[Tweeters] Pier-ing Into the Sound

Jeff Gibson gibsondesign at msn.com
Sat May 9 10:52:37 PDT 2015


Yesterday, May 8th, my Sister (who was in town for the week) and I were out early exploring about the pier at the Marine Science Center here in Port Townsend. We saw amazing things!
Firstly, pulling the truck up to the pier, the skies above the Pt. Wilson dunes were full of buzzards - a tea kettle of eleven Turkey Vultures! Quite a sight. (we saw 6 nearby the day before).
Then as we walked out the pier, we were entertained by the sights, but first sounds, of the newly arrived Purple Martins out on the pier - the largest and loudest of all our swallows. It was kind of a low tide and water surface conditions within the pier were conducive for underwater viewing. Some guy in a sport fishing boat was tied up to the dock and cleaning a large fish in the stern of his boat. Being curious, I immediately checked out what he'd caught.
Well, his big fish was a 100 lb. Halibut, which he quickly filleted, and then tossed the carcass overboard. An impressive specimen of ichthyology . The water by the floating dock being calm allowed for clear views of plankton (many types of little jellyfish, and swarms of larval whatever - quite the array of plankton). But what was truly amazing was the thousands and thousands of Sandlance- a small slinky silvery fish.
Sandlance is a fish frequently featured in photos of Puffins, or Rhinoceros Auklets - the slender things drooping like spaghetti from an auks bill. A pretty cool trick how the birds can hold on to all those little slippery things. The ones we were seeing were only about an inch - and- a-half, to two inches long ,in dense cloud-like schools right near the surface. There could have easily been 50 thousand of them. Really. Beautiful to watch swarming around.We watched all that for quite awhile.

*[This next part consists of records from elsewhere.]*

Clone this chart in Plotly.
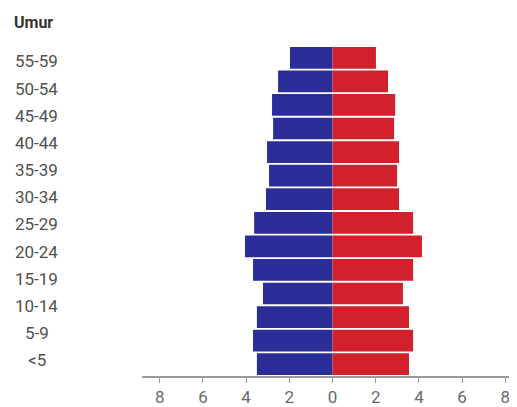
import plotly.graph_objects as go

# Data (bars listed from bottom to top)
male = [3.5, 3.68, 3.5, 3.22, 3.68, 4.05, 3.63, 3.08, 2.94, 3.03, 2.75, 2.8, 2.52, 1.97]
female = [3.54, 3.73, 3.54, 3.26, 3.73, 4.14, 3.73, 3.08, 2.99, 3.08, 2.85, 2.9, 2.57, 2.01]
age_labels = ["<5", "5-9", "10-14", "15-19", "20-24", "25-29", "30-34",
              "35-39", "40-44", "45-49", "50-54", "55-59"]
x_tickvals = [-8, -6, -4, -2, 0, 2, 4, 6, 8]
x_ticktext = ["8", "6", "4", "2", "0", "2", "4", "6", "8"]

ypos = list(range(len(male)))

fig = go.Figure()
fig.add_trace(go.Bar(y=ypos, x=[-v for v in male], orientation="h",
                     marker=dict(color="#2b2e98", line=dict(width=0)),
                     name="Laki-laki", showlegend=False))
fig.add_trace(go.Bar(y=ypos, x=female, orientation="h",
                     marker=dict(color="#d2202c", line=dict(width=0)),
                     name="Perempuan", showlegend=False))

for i, lab in enumerate(age_labels):
    fig.add_annotation(x=-0.28, xref="paper", xanchor="center",
                       y=i, yref="y2", text=lab, showarrow=False,
                       font=dict(family="Roboto", size=17, color="#505050"))

fig.add_annotation(x=-0.347, xref="paper", xanchor="left",
                   y=1.072, yref="paper", yanchor="middle",
                   text="<b>Umur</b>", showarrow=False,
                   font=dict(family="Roboto", size=16, color="#333333"))

fig.update_layout(
    width=509, height=399,
    margin=dict(l=134, r=0, t=38, b=20),
    paper_bgcolor="white", plot_bgcolor="white",
    barmode="relative", bargap=0.08,
    font=dict(family="Roboto", size=16, color="#666666"),
    xaxis=dict(range=[-8.82, 8.54], tickmode="array", tickvals=x_tickvals,
               ticktext=x_ticktext, showgrid=False, zeroline=False,
               showline=True, linecolor="#9a9a9a", linewidth=1.5,
               ticks="outside", ticklen=5, tickcolor="#9a9a9a",
               tickfont=dict(family="Roboto", size=17, color="#6a6a6a")),
    yaxis=dict(range=[-0.5, 13.5], showticklabels=False, showgrid=False,
               zeroline=False, showline=False, ticks=""),
    yaxis2=dict(range=[-0.584, 11.57], overlaying="y", visible=False),
)

fig.write_html("out.html")
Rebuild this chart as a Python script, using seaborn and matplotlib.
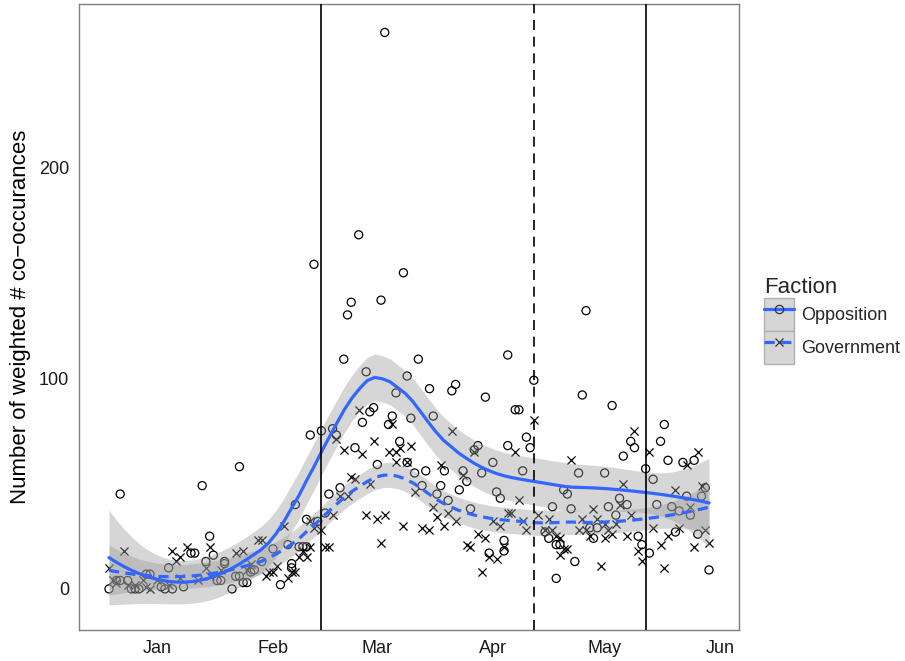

When the fisher guy tossed the Halibut carcass overboard I thought, " well the Otters are gonna love that!", but had no idea of the show that was about to ensue. As my sister Margie and I were back up on the pier again, five River Otters showed up- swimming right below us under the clear water, trailing air-bubbles. One popped up right over where the fisherman had tossed his Halibut. We continued with our watch of other things , when an Otter zoomed by towing the Halibut carcass underwater by the float! The Halibut was about six times larger than the Otter, by visible bulk. It was so big, that the Otter was barely noticeable. The Otters kept hauling this big fish around - now you see it, now you don't. One view was as an Otter, towing the big fish from below, right near the surface, made it look like this giant fish - belly-up and showing the proverbial "fish belly white" as it zoomed by the dock, was operating by it's own power. A naturalist seeing this sight without the background Otter information would surely be flabbergasted. I was, and I knew what was going on!
It was like seeing Moby Dick - compared to little Sandlance, at least. Telling this fish tale later at a Sea-Tac Thai restaurant , I described the Halibut to my brother -in-law, as being about the size of our table. It was.